Choosing the Right Tools

Decision Framework

Use Case	Recommended Stack
Research/Experimentation	PyTorch, Weights & Biases, DVC
Production Deep Learning	TensorFlow, TFX, TensorFlow Serving
Structured Data/ML	scikit-learn, XGBoost, MLflow
NLP Projects	Hugging Face, spaCy, LangChain
Large-scale ML	Spark, Kubeflow, Airflow
Cloud-native	Vertex AI, SageMaker, Azure ML

Tool Selection Criteria

Community Support: Active development and documentation
Integration: Works with existing infrastructure
Scalability: Handles your data volume
Learning Curve: Team expertise and time to productivity
Production Readiness: Monitoring, versioning, deployment

Conclusion

The machine learning tooling landscape offers powerful options for every stage of the ML lifecycle.
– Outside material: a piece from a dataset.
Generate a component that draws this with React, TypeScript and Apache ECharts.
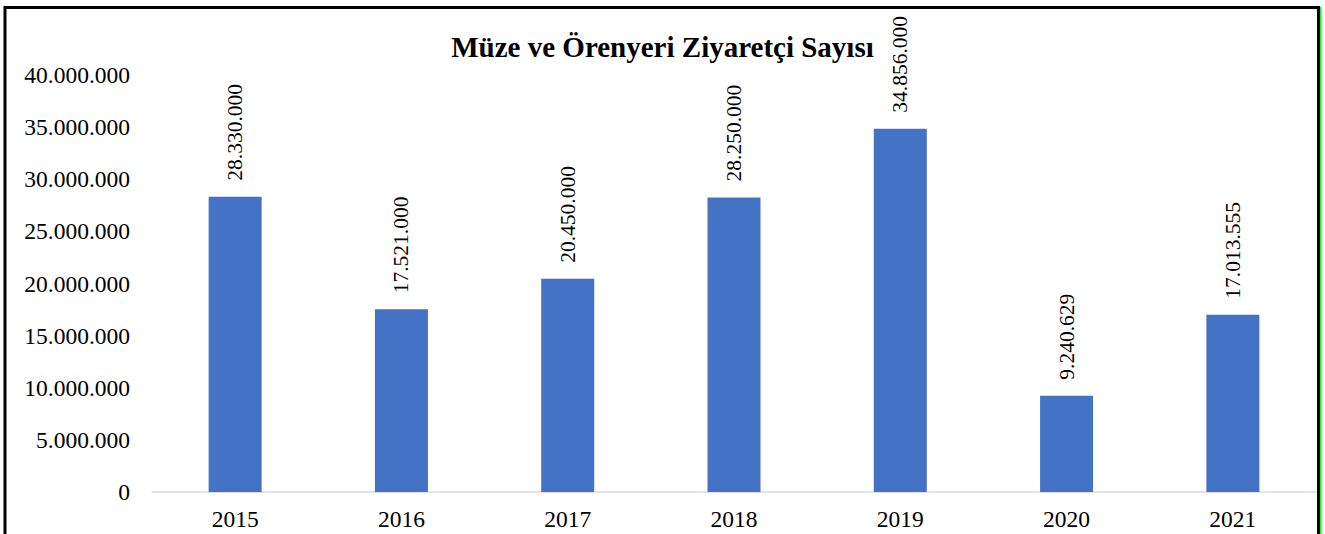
import React, { useEffect, useRef } from "react";
import * as echarts from "echarts";

const years = ["2015", "2016", "2017", "2018", "2019", "2020", "2021"];
const visitors = [28330000, 17521000, 20450000, 28250000, 34856000, 9240629, 17013555];
const chartTitle = "Müze ve Örenyeri Ziyaretçi Sayısı";

const fmt = (v: number) => String(Math.round(v)).replace(/\B(?=(\d{3})+(?!\d))/g, ".");

export default function App() {
  const ref = useRef<HTMLDivElement>(null);
  useEffect(() => {
    if (!ref.current) return;
    const chart = echarts.init(ref.current, null, { renderer: "svg" });
    const serif = "Liberation Serif";
    chart.setOption({
      animation: false,
      backgroundColor: "#ffffff",
      textStyle: { fontFamily: serif, color: "#000" },
      title: {
        text: chartTitle,
        left: "center",
        top: 27,
        textStyle: { fontFamily: serif, fontSize: 29, fontWeight: "bold", color: "#000" },
      },
      grid: { left: 152, right: 9, top: 75, bottom: 42, containLabel: false },
      xAxis: {
        type: "category",
        data: years,
        axisLine: { lineStyle: { color: "#d9d9d9", width: 1.5 } },
        axisTick: { show: false },
        axisLabel: { fontFamily: serif, fontSize: 23.5, color: "#000", margin: 15 },
      },
      yAxis: {
        type: "value",
        min: 0,
        max: 40000000,
        interval: 5000000,
        splitLine: { show: false },
        axisLine: { show: false },
        axisTick: { show: false },
        axisLabel: {
          fontFamily: serif,
          fontSize: 23.5,
          color: "#000",
          margin: 22,
          formatter: (v: number) => fmt(v),
        },
      },
      series: [
        {
          type: "bar",
          data: visitors,
          barWidth: 53,
          itemStyle: { color: "#4472C4" },
          label: {
            show: true,
            position: "top",
            rotate: 90,
            align: "left",
            verticalAlign: "middle",
            distance: 16,
            fontFamily: serif,
            fontSize: 21.5,
            fontWeight: "normal",
            color: "#000",
            formatter: (p: any) => "{v|" + fmt(p.value) + "}",
            rich: {
              v: { fontFamily: serif, fontSize: 21.5, color: "#000" },
            },
          },
        },
      ],
      graphic: [
        {
          type: "rect",
          shape: { x: 5, y: 7.5, width: 1313.5, height: 560 },
          style: { fill: "none", stroke: "#000", lineWidth: 3 },
          silent: true,
          z: 100,
        },
        {
          type: "line",
          shape: { x1: 1320.8, y1: 7, x2: 1320.8, y2: 534 },
          style: { stroke: "#00ff00", lineWidth: 1.5 },
          silent: true,
          z: 100,
        },
      ],
    });
    return () => chart.dispose();
  }, []);
  return (
    <div
      ref={ref}
      style={{ position: "fixed", left: 0, top: 0, width: 1325, height: 534 }}
    />
  );
}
Success lies in selecting the right tools for your specific use case while maintaining flexibility as requirements evolve.

Key recommendations:

Start simple with scikit-learn for prototyping
Scale with purpose - add deep learning frameworks when needed
Invest in MLOps early - DVC, MLflow, or Kubeflow
Standardize pipelines - consistent tooling across teams
Stay current - ML tools evolve rapidly

The best tool is often the one your team knows well. Master the fundamentals before exploring specialized tools, and always prioritize solving the core problem over optimizing tooling.